Hyphenation
Hyphenation is putting a short dash between two words to join them. Hyphens are also used to split a word over two lines in order to make the lines similar in length. Hyphenation for doubled words (such as “plain-language writer”) makes sense and makes reading easier. Words split over two lines make reading much harder, particularly for people with limited literacy. If you really have to split a word in this way, make sure it doesn’t look silly. In this sentence the split is obviously not correct:

“The rope had been climbed by thrillseeking young girls.”

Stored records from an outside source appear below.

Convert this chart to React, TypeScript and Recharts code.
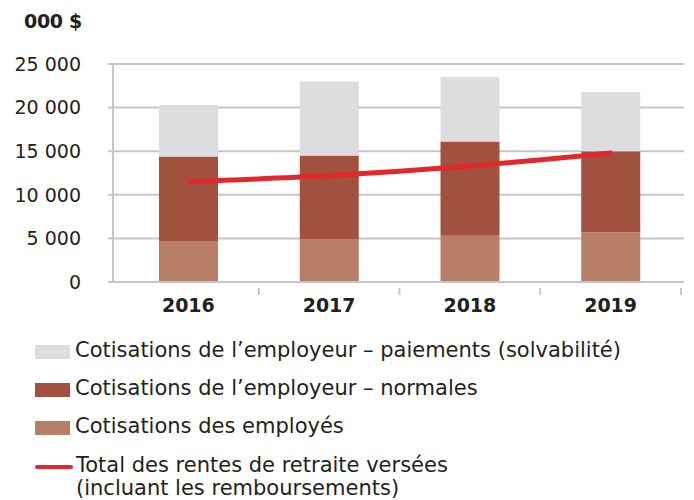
import React from 'react';
import { ComposedChart, Bar, Line, XAxis, YAxis, CartesianGrid } from 'recharts';

const years = ['2016', '2017', '2018', '2019'];
const employes = [4700, 4900, 5300, 5700];
const normales = [9700, 9600, 10800, 9300];
const solvabilite = [5900, 8500, 7400, 6800];
const rentes = [11500, 12200, 13300, 14800];
const yTicks = [0, 5000, 10000, 15000, 20000, 25000];

const legendItems = [
  { label: 'Cotisations de l\u2019employeur \u2013 paiements (solvabilit\u00e9)', color: '#dcdddf', kind: 'box' },
  { label: 'Cotisations de l\u2019employeur \u2013 normales', color: '#a0523f', kind: 'box' },
  { label: 'Cotisations des employ\u00e9s', color: '#b97f66', kind: 'box' },
  { label: 'Total des rentes de retraite vers\u00e9es\n(incluant les remboursements)', color: '#e1282b', kind: 'line' },
];

const data = years.map((y, i) => ({
  year: y,
  employes: employes[i],
  normales: normales[i],
  solvabilite: solvabilite[i],
  rentes: rentes[i],
}));

const GRID = '#c5c6c9';
const TEXT = '#231f20';
const NUM_FONT = '"DejaVu Sans", sans-serif';
const LEG_FONT = '"DejaVu Sans", sans-serif';

const fmt = (v: number) => String(v).replace(/\B(?=(\d{3})+(?!\d))/g, ' ');

const XTick = (props: any) => {
  const { x, y, payload } = props;
  const off = payload && payload.offset ? payload.offset : 0;
  return (
    <g>
      <line x1={x + off} x2={x + off} y1={y - 2} y2={y + 5} stroke={GRID} strokeWidth={2} />
      <text x={x} y={y + 22} textAnchor="middle" fontFamily={NUM_FONT} fontWeight={700} fontSize={19} fill={TEXT}>
        {payload.value}
      </text>
    </g>
  );
};

export default function App() {
  return (
    <div style={{ position: 'absolute', left: 0, top: 0, width: 694, height: 500, background: '#fff' }}>
      <div
        style={{
          position: 'absolute',
          left: 24,
          top: 10,
          fontFamily: NUM_FONT,
          fontWeight: 900,
          fontSize: 19,
          color: TEXT,
          letterSpacing: -0.3,
        }}
      >
        000 $
      </div>
      <ComposedChart width={694} height={320} data={data} margin={{ top: 64, right: 10, bottom: 0, left: 0 }}>
        <CartesianGrid vertical={false} stroke={GRID} strokeWidth={2} />
        <XAxis
          dataKey="year"
          height={38}
          padding={{ left: 5, right: 3 }}
          axisLine={{ stroke: GRID, strokeWidth: 2 }}
          tickLine={false}
          tick={<XTick />}
          interval={0}
        />
        <YAxis
          width={113}
          domain={[0, 25000]}
          ticks={yTicks}
          tickFormatter={fmt}
          tickSize={5}
          tickMargin={27}
          axisLine={{ stroke: GRID, strokeWidth: 2 }}
          tickLine={{ stroke: GRID, strokeWidth: 2 }}
          tick={{ fill: TEXT, fontSize: 19, fontFamily: NUM_FONT }}
        />
        <Bar dataKey="employes" stackId="a" fill="#b97f66" barSize={59} isAnimationActive={false} />
        <Bar dataKey="normales" stackId="a" fill="#a0523f" barSize={59} isAnimationActive={false} />
        <Bar dataKey="solvabilite" stackId="a" fill="#dcdddf" barSize={59} isAnimationActive={false} />
        <Line
          dataKey="rentes"
          type="monotone"
          stroke="#e1282b"
          strokeWidth={5}
          strokeLinecap="round"
          dot={false}
          isAnimationActive={false}
        />
      </ComposedChart>
      {legendItems.map((it, i) => {
        const tops = [339, 377, 415, 454];
        return (
          <div
            key={i}
            style={{
              position: 'absolute',
              left: 35,
              top: tops[i],
              display: 'flex',
              alignItems: 'flex-start',
              fontFamily: LEG_FONT,
              fontSize: 21,
              color: TEXT,
              lineHeight: '23px',
            }}
          >
            {it.kind === 'box' ? (
              <div style={{ width: 35, height: 14, background: it.color, marginTop: 6, marginRight: 5 }} />
            ) : (
              <div style={{ width: 38, height: 4, background: it.color, borderRadius: 2, marginTop: 11, marginRight: 3 }} />
            )}
            <div style={{ whiteSpace: 'pre' }}>{it.label}</div>
          </div>
        );
      })}
    </div>
  );
}
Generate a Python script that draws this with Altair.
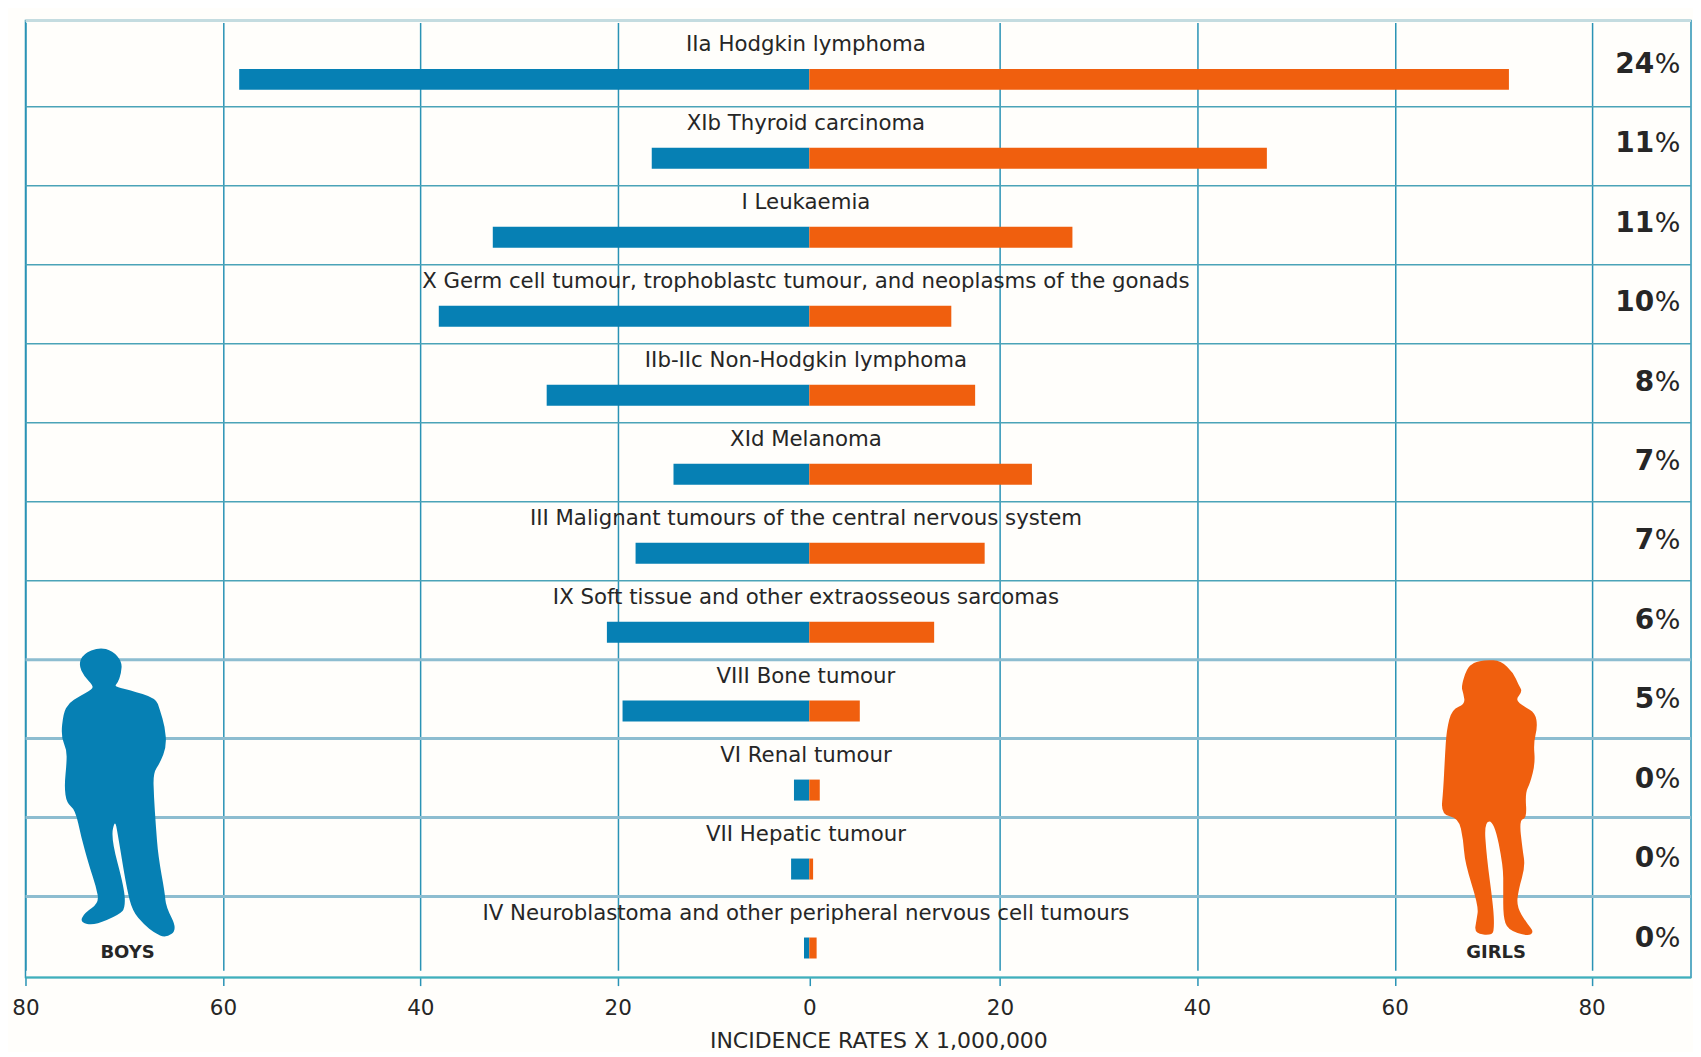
import altair as alt
import pandas as pd

categories = [
    "IIa Hodgkin lymphoma",
    "XIb Thyroid carcinoma",
    "I Leukaemia",
    "X Germ cell tumour, trophoblastc tumour, and neoplasms of the gonads",
    "IIb-IIc Non-Hodgkin lymphoma",
    "XId Melanoma",
    "III Malignant tumours of the central nervous system",
    "IX  Soft tissue and other extraosseous sarcomas",
    "VIII Bone tumour",
    "VI Renal tumour",
    "VII Hepatic tumour",
    "IV Neuroblastoma and other peripheral nervous cell tumours",
]
boys = [-58.35, -16.45, -32.66, -38.13, -27.2, -14.18, -18.14, -21.1, -19.5, -1.6, -1.9, -0.55]
girls = [71.6, 47.07, 27.36, 14.9, 17.4, 23.25, 18.4, 13.1, 5.3, 1.1, 0.4, 0.77]
shares = ["24", "11", "11", "10", "8", "7", "7", "6", "5", "0", "0", "0"]
ticks = [-80, -60, -40, -20, 0, 20, 40, 60, 80]
axis_title = "INCIDENCE RATES X 1,000,000"

BLUE = "#0680b4"
ORANGE = "#f05f0e"
GRID = "#2a93b5"
TEXT = "#262626"
FONT = "DejaVu Sans"

# Silhouette outlines
boy_outline = [(150,22),(190,33),(218,65),(216,100),(205,130),(195,140),(240,150),(320,175),(332,210),(347,260),
    (352,320),(332,370),(312,400),(314,470),(320,560),(327,650),(347,760),(350,800),(385,870),(350,895),(315,880),
    (285,855),(250,815),(232,745),(205,580),(197,540),(185,595),(225,745),(228,805),(210,825),(135,858),(92,848),
    (105,820),(150,790),(140,740),(120,680),(95,590),(78,510),(52,490),(45,440),(52,370),(52,330),(35,290),(42,220),
    (58,190),(90,170),(130,148),(130,135),(105,110),(88,75),(102,42)]
girl_outline = [(170,30),(215,33),(252,68),(268,105),(280,125),(258,150),(285,170),(318,190),(325,230),(313,280),
    (318,340),(303,400),(288,430),(293,505),(270,510),(280,600),(288,650),(268,720),(262,770),(292,820),(315,848),
    (295,860),(235,840),(222,800),(222,720),(222,650),(195,515),(165,515),(172,620),(192,770),(195,830),(190,858),
    (135,852),(142,810),(148,770),(107,640),(102,570),(88,505),(35,495),(42,420),(47,320),(52,240),(68,178),(108,163),
    (102,130),(96,110),(112,58),(132,38)]


def to_path(points):
    """Closed smooth outline: each traced point is a control point, segments meet at midpoints."""
    xs = [p[0] for p in points]
    ys = [p[1] for p in points]
    cx, cy = (min(xs) + max(xs)) / 2, (min(ys) + max(ys)) / 2
    half = (max(ys) - min(ys)) / 2
    unit = [((x - cx) / half, (y - cy) / half) for x, y in points]
    n = len(unit)
    mid = [((unit[i][0] + unit[(i + 1) % n][0]) / 2, (unit[i][1] + unit[(i + 1) % n][1]) / 2) for i in range(n)]
    d = f"M{mid[-1][0]:.4f},{mid[-1][1]:.4f}"
    for i in range(n):
        d += f" Q{unit[i][0]:.4f},{unit[i][1]:.4f} {mid[i][0]:.4f},{mid[i][1]:.4f}"
    return d + " Z"


bars = pd.DataFrame(
    [{"category": c, "sex": "Boys", "value": v} for c, v in zip(categories, boys)]
    + [{"category": c, "sex": "Girls", "value": v} for c, v in zip(categories, girls)]
)
rows = pd.DataFrame({"category": categories, "share": shares})

x_scale = alt.Scale(
    domain=[-80, -60, -40, -20, 0, 20, 40, 60, 80, 90],
    range=[0, 197.6, 395.2, 592.8, 784.5, 975.3, 1172.5, 1370.5, 1567.5, 1667],
)
y_scale = alt.Scale(domain=categories, range=[7.45, 955.9], paddingInner=0, paddingOuter=0)
y_pct_scale = alt.Scale(domain=categories, range=[4.25, 958.25], paddingInner=0, paddingOuter=0)

X_AXIS = alt.Axis(
    values=ticks,
    labelExpr="abs(datum.value)",
    title=None,
    labelFont=FONT,
    labelFontSize=21.5,
    labelColor=TEXT,
    labelPadding=12,
    labelOverlap=False,
    labelBound=False,
    labelFlush=False,
    tickSize=8,
    tickColor=GRID,
    tickWidth=1.5,
    grid=True,
    gridColor=GRID,
    gridWidth=1.5,
    gridOpacity=alt.expr("datum.value === 0 ? 0 : 1"),
    domain=False,
)

base_y = alt.Y("category:N", scale=y_scale, axis=None, sort=categories)
edge_y = alt.Y("category:N", scale=y_scale, axis=None, sort=categories, bandPosition=1)
pct_y = alt.Y("category:N", scale=y_pct_scale, axis=None, sort=categories)

grid_base = (
    alt.Chart(pd.DataFrame({"v": ticks}))
    .mark_point(opacity=0)
    .encode(x=alt.X("v:Q", scale=x_scale, axis=X_AXIS))
)

thin_rules = alt.Chart(rows.iloc[:7]).mark_rule(strokeWidth=1.5, color="#4ba3b8").encode(y=edge_y)
thick_rules = alt.Chart(rows.iloc[7:11]).mark_rule(strokeWidth=3, color="#8dbdd0").encode(y=edge_y)
top_rule = alt.Chart(pd.DataFrame({"a": [0]})).mark_rule(strokeWidth=3, color="#c4dce0").encode(y=alt.value(0))
bottom_rule = alt.Chart(pd.DataFrame({"a": [0]})).mark_rule(strokeWidth=2, color="#3fb0bb").encode(y=alt.value(958))

bar_layer = (
    alt.Chart(bars)
    .mark_bar(height=21, yOffset=12)
    .encode(
        x=alt.X("value:Q", scale=x_scale, stack=None, title=None),
        y=base_y,
        color=alt.Color("sex:N", scale=alt.Scale(domain=["Boys", "Girls"], range=[BLUE, ORANGE]), legend=None),
    )
)

cat_labels = (
    alt.Chart(rows)
    .mark_text(font=FONT, fontSize=21.3, color=TEXT, yOffset=-22.5, align="center", baseline="middle")
    .encode(x=alt.X(datum=-0.35, scale=x_scale), y=base_y, text="category:N")
)

pct_num = (
    alt.Chart(rows)
    .mark_text(font=FONT, fontSize=28, fontWeight="bold", color=TEXT, yOffset=0.5, align="right", baseline="middle")
    .encode(x=alt.X(datum=86.3, scale=x_scale), y=pct_y, text="share:N")
)
pct_sign = (
    alt.Chart(rows)
    .mark_text(font=FONT, fontSize=27, color=TEXT, yOffset=0.5, align="left", baseline="middle", text="%")
    .encode(x=alt.X(datum=86.35, scale=x_scale), y=pct_y)
)

figures = pd.DataFrame({"name": ["BOYS", "GIRLS"], "fx": [-70.5, 69.6], "lx": [-69.66, 70.3]})

boy = (
    alt.Chart(figures.iloc[[0]])
    .mark_point(shape=to_path(boy_outline), filled=True, opacity=1, color=BLUE, size=84681, strokeWidth=0)
    .encode(x=alt.X("fx:Q", scale=x_scale), y=alt.value(772.8))
)
girl = (
    alt.Chart(figures.iloc[[1]])
    .mark_point(shape=to_path(girl_outline), filled=True, opacity=1, color=ORANGE, size=76544, strokeWidth=0)
    .encode(x=alt.X("fx:Q", scale=x_scale), y=alt.value(778.3))
)
fig_labels = (
    alt.Chart(figures)
    .mark_text(font=FONT, fontSize=18, fontWeight="bold", color=TEXT, baseline="middle")
    .encode(x=alt.X("lx:Q", scale=x_scale), y=alt.value(933.5), text="name:N")
)
title_text = (
    alt.Chart(pd.DataFrame({"t": [axis_title]}))
    .mark_text(font=FONT, fontSize=22, color=TEXT, baseline="middle")
    .encode(x=alt.X(datum=7.3, scale=x_scale), y=alt.value(1021), text="t:N")
)

chart = (
    alt.layer(grid_base, thin_rules, thick_rules, top_rule, bottom_rule, bar_layer, boy, girl, cat_labels, pct_num, pct_sign, fig_labels, title_text)
    .resolve_scale(y="independent")
    .properties(
        width=1667,
        height=958,
        background="#fffefb",
        padding={"left": 3.5, "top": 10, "right": 0, "bottom": 0},
    )
    .configure_view(stroke=GRID, strokeWidth=1.5)
)

chart.save("out.html", embed_options={"renderer": "svg", "actions": False})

Can’t you see them just eeking away!

In many software programs, it is possible to turn off the hyphenation feature so that your words will never be in this unhappy situation.

Crowding the text
Keep the text from looking crowded. Some fonts have tall letters and the lines may look too close together. If you use such a font, you may want to set the document up with a little extra space between lines. The font you are reading right now, however, 11-point Palatino, is at the standard line spacing (called “leading” and pronounced “ledding”) of 120% of the point size. You can read more about fonts in the next chapter.

Too wide a space between lines makes it easy to lose concentration while reading. I seldom use double-spaced lines. This is double spacing. It takes up space and adds very little to the clarity of the words. Use it only when asked (for example, for schools) or if you want the reader to make notes between the lines.

How we read
If we have grown up in a Western country, we have been trained from early childhood to begin reading a page at the top left-hand corner and finish at the bottom right. It becomes habitual, so if we are designing an article for a magazine, we need to take that into account. Don’t try to be too fancy and stick your headline in the middle of the page, surrounded by the text. At least, not if the article is important. Many readers will start there and read on downwards. Colin Wheildon, an Australian who carried out testing on how comprehension was affected by fonts and layout, called this the “gravity factor.” People resist returning to the top to read, after looking at headlines further down.

Don’t put a graphic or a

pull-quote with text

continuing on both sides, like this

Many people find it confusing

to find where the sentence

continues.

A "pull-quote" is text "pulles" from the story.